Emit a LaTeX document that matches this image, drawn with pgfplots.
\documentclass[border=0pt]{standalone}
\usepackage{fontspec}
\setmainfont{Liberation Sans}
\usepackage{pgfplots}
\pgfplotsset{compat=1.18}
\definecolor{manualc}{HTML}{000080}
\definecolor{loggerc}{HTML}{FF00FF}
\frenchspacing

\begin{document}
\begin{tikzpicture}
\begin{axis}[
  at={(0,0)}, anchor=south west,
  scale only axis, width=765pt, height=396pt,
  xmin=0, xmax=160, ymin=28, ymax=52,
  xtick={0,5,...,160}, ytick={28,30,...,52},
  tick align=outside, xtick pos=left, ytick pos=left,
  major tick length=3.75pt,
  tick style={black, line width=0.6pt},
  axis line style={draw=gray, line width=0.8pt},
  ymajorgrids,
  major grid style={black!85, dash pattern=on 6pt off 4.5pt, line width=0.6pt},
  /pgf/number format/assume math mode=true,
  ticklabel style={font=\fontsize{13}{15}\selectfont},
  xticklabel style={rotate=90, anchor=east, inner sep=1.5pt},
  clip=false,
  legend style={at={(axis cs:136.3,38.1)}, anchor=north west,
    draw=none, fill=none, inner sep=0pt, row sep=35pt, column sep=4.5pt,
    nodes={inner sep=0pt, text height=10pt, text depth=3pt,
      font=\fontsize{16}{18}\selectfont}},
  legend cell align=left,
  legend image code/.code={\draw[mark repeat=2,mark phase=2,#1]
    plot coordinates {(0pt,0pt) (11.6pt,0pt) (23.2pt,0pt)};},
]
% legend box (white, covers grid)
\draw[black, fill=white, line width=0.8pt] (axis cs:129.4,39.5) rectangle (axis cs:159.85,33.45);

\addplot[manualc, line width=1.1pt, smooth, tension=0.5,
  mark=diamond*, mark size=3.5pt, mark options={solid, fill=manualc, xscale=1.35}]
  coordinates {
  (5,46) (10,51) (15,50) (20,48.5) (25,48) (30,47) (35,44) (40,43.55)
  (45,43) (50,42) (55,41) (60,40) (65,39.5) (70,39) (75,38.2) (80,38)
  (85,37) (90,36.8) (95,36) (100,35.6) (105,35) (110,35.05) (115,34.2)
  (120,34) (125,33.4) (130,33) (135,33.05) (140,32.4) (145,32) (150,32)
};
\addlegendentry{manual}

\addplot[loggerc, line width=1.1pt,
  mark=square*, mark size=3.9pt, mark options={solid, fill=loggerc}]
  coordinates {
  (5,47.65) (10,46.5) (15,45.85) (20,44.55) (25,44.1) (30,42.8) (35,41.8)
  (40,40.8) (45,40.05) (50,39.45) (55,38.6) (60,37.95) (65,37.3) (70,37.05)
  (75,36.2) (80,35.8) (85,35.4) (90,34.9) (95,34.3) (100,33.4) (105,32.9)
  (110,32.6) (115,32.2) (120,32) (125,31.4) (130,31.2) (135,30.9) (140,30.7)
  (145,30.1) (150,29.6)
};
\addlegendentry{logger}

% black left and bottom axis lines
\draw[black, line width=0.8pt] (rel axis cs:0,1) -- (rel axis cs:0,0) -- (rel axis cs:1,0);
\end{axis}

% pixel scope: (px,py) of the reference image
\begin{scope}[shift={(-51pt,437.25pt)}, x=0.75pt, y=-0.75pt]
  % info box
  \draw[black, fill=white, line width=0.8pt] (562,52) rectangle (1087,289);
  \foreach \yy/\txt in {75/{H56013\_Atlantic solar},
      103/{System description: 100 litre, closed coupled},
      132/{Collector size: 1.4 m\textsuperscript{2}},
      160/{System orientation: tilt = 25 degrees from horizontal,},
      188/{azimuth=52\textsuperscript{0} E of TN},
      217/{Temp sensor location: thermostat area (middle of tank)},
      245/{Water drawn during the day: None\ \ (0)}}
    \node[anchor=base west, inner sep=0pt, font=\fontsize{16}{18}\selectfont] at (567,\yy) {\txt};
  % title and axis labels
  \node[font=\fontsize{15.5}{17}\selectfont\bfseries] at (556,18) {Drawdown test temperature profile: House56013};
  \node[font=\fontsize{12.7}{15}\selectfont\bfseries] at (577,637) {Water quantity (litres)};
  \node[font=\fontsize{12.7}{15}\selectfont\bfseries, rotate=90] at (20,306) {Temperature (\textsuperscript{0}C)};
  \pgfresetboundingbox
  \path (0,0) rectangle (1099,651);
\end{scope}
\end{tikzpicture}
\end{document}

::::

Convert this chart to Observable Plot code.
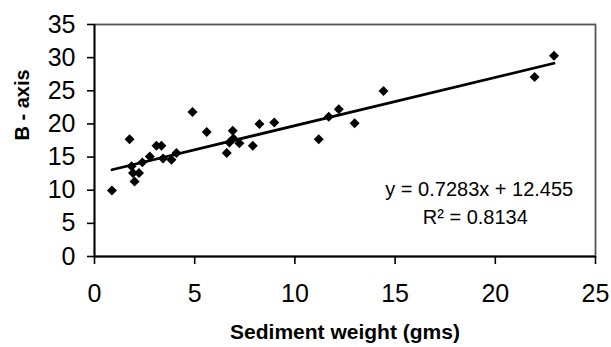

::::

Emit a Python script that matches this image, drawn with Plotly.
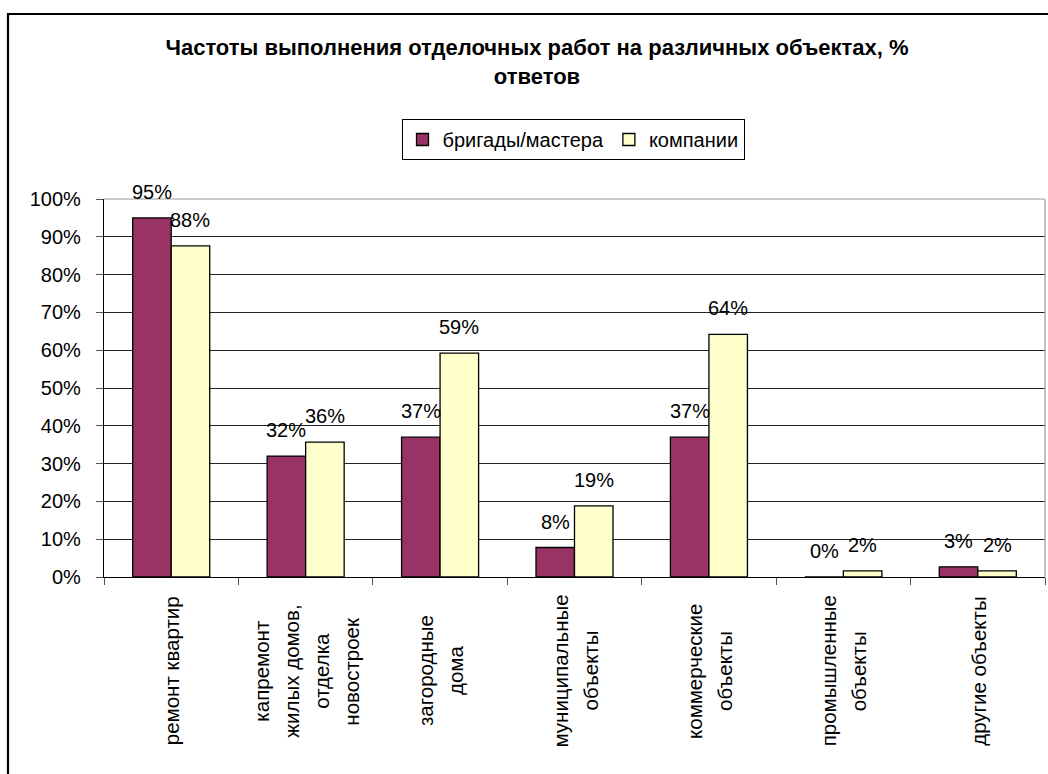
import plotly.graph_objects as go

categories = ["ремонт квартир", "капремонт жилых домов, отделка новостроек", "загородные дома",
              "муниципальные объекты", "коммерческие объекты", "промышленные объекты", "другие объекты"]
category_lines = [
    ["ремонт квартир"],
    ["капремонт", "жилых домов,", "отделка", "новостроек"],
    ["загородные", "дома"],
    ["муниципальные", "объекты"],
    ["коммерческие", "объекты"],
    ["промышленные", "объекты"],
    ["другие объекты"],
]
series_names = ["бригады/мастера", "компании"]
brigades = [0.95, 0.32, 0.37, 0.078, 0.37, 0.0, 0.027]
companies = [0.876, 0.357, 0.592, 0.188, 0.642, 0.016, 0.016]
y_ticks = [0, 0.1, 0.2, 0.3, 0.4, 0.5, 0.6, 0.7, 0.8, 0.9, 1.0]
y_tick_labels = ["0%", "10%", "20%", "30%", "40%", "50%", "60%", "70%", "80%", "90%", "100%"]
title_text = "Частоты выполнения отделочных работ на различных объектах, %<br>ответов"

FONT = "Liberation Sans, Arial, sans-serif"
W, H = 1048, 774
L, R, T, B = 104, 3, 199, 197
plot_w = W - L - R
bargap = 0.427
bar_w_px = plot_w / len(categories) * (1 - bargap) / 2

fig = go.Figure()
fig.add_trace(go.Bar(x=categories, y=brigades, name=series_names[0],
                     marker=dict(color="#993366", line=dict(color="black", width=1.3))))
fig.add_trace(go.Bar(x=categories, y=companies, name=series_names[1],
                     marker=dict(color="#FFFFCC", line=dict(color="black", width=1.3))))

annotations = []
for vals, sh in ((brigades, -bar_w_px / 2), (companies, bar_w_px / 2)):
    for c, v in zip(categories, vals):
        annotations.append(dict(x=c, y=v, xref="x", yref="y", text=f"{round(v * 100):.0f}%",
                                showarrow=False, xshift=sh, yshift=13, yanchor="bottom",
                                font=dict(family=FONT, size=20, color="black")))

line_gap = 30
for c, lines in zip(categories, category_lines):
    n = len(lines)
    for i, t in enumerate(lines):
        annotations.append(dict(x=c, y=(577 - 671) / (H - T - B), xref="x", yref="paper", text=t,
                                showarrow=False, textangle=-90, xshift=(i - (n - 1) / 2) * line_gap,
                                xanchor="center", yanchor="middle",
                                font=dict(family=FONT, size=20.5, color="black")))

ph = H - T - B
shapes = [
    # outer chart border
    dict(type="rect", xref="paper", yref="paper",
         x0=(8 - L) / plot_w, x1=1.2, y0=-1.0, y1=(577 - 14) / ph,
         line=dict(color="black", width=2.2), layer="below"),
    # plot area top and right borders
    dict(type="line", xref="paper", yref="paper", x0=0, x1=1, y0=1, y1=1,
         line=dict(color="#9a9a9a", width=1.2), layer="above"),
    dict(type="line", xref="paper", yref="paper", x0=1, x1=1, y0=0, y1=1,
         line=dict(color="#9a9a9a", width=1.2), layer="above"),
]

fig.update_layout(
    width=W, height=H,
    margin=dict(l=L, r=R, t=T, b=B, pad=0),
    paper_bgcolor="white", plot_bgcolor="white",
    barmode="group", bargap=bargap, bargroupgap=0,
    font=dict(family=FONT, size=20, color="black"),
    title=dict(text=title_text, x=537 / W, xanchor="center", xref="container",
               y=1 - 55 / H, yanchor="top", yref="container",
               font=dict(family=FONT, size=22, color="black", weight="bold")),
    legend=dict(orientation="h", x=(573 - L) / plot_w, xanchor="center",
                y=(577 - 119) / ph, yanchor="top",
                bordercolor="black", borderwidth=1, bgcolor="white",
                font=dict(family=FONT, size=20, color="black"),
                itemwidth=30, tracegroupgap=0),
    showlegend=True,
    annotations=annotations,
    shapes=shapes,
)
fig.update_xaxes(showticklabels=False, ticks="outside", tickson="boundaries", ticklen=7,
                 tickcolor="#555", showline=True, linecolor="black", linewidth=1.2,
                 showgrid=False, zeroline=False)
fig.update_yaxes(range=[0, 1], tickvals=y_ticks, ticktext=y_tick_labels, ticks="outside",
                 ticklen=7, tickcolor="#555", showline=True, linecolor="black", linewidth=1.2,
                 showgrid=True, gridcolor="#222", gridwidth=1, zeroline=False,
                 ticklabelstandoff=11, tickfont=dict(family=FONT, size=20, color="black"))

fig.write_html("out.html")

::::

**PROBLEM TO WORK ON**
Copy word for word every line from the one with "Emit a Python" through the one with "import plotly.graph_objects as go", including both. No pictures belong in the copy.

**ANSWER FOR THIS EXERCISE**
Emit a Python script that matches this image, drawn with Plotly.
import plotly.graph_objects as go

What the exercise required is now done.